Il rapporto Censis sulla situazione economica del Paese 2014, pur nel suo linguaggio paludato come si conviene a un istituto di ricerca, consegna una fotografia dell’Italia inedita. La sintesi è quella di una popolazione impaurita e sola, vulnerabile e, purtroppo, cinica. La domanda che possiamo (dobbiamo) farci è la seguente: potrebbe andare peggio?

La risposta è si. Infatti, disagio, incertezza e rischio di cadere in povertà sono fenomeni che si cumulano nel tempo. Il Censis fotografa gli effetti delle politiche economiche e sociali di ieri, mentre le politiche di oggi, in primis il Jobs act e la legge di stabilità, sono il nostro fardello per il futuro. Otto milioni di persone, potenzialmente disponibili al lavoro, sono escluse dal circuito economico. Le imprese non assumono perché costrette da rigide leggi e vincoli economici? Non scherziamo. La flessibilità in entrata e in uscita del lavoro in Italia non è seconda a nessuna, e il Jobs act retrocederà il lavoro italiano ai margini del sistema economico europeo. Non di solo lavoro si tratta. Il lavoro a «margine» è una delle principali caratteristiche dei sistemi economici arretrati, cioè sistemi produttivi incapaci di generare un reddito sufficiente e adeguato per stimolare l’innovazione tecnologica delle imprese e per finanziare una qualche forma di sostegno sociale pubblico. Quando si sostiene che il lavoro deve essere al centro della società, non si intende un lavoro qualsiasi e, forse, nemmeno il lavoro buono. Si tratta del nostro futuro e del nostro ben-essere. Pensiamo di avere toccato il fondo? Non credo. Indiscutibilmente l’Europa ci mette del suo, ma la capacità del governo di fare peggio di quello che chiede la Commissione Ue non ha precedenti.

Siamo poi alla solita manipolazione della statistica, la quale deve essere presa sempre con molta cura. Il Censis può ben dire che il lavoro part time (17%) e il tempo determinato (13,2%) sul totale del lavoro sono significativamente bassi rispetto a Germania e Paesi Bassi, ma sbaglia metodologia. In Italia il lavoro autonomo, quasi il 20% del totale, doppia la media europea e si presenta come il vero vincolo e grande anomalia del paese. Siamo un paese di falsi lavori autonomi che hanno un solo committente e sono per lo più eterodiretti. Se consideriamo con cura queste informazioni, si può ben comprendere lo stato di abbandono del lavoro. Come potrebbe, altrimenti, l’Ocse assegnare all’Italia un punteggio così alto nella flessibilità del lavoro? Una flessibilità, sempre l’Ocse, che condiziona la produttività di sistema.
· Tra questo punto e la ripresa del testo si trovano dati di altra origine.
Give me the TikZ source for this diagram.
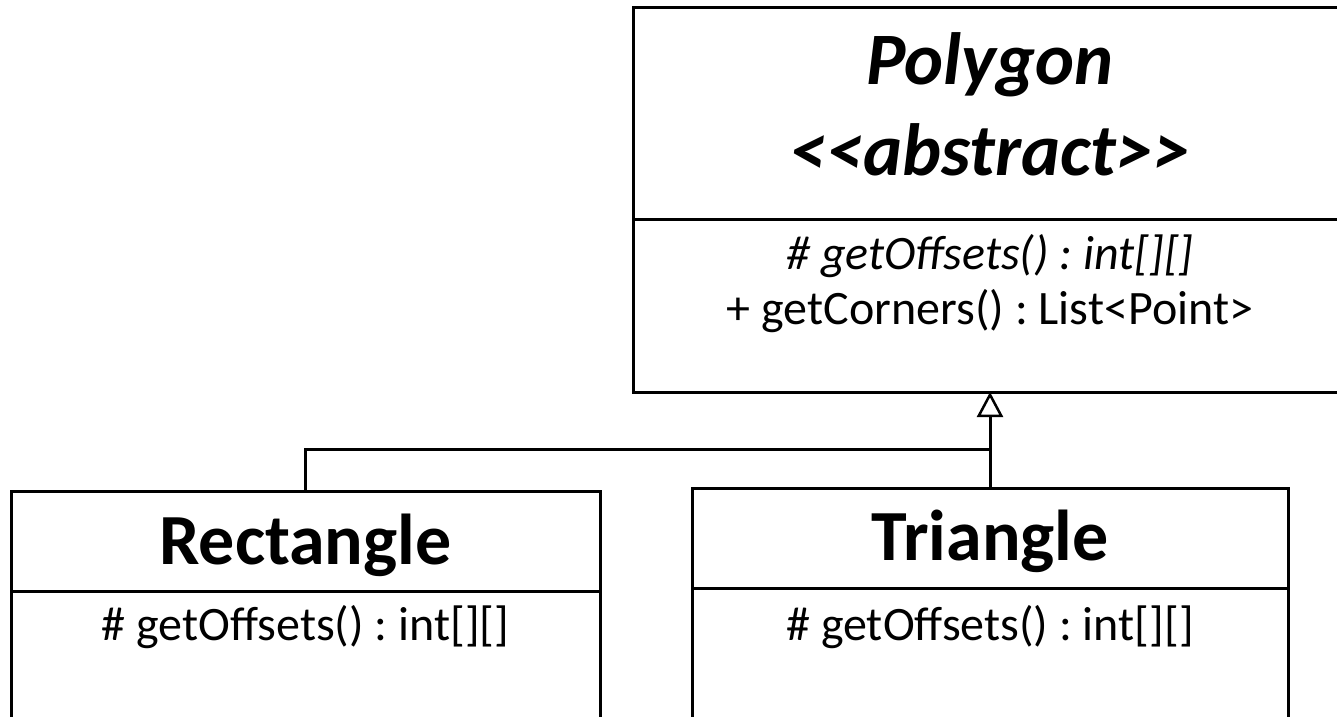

L’Italia è un paese impaurito perché la politica e le politiche economiche suggerite sono incapaci di creare tanto lavoro quanto se ne perde. Al massimo riescono a suggerire di lavorare peggio un po’ tutti. Ovviamente quelli che possono lavorare, che sono 10 punti percentuali in meno rispetto alla media europea. Il solo fatto che più della metà delle persone pensano che si possa cadere in povertà ribalta il diritto positivo liberale. Il presupposto era che tutti dovevano partire dallo stesso punto di partenza; per questo le norme su lavoro e welfare state sono per definizione diseguali, ma questo principio non è stato solo svuotato. Libertà da (bisogno) e libertà di (essere) sono principi messi nel cassetto. Un cassetto chiuso a chiave e, per sicurezza, gettata lontana. Nemmeno la memoria deve rimanere dei diritti positivi.

Potrebbe andare peggio perché si sta perdendo memoria delle fondamenta della società civile. Quando il 60% delle persone immagina che potrebbe diventare povera, vuol dire che è successo di qualcosa di profondo e inedito. Il 2015 sarà un anno terribile. Draghi continua a dirlo in tutti i modi. Juncker da carte false e la Commissione europea gioca a dare i voti. Sapete quale è la cosa peggiore? Che il governo del paese trovi queste cose come meno gravi di altre.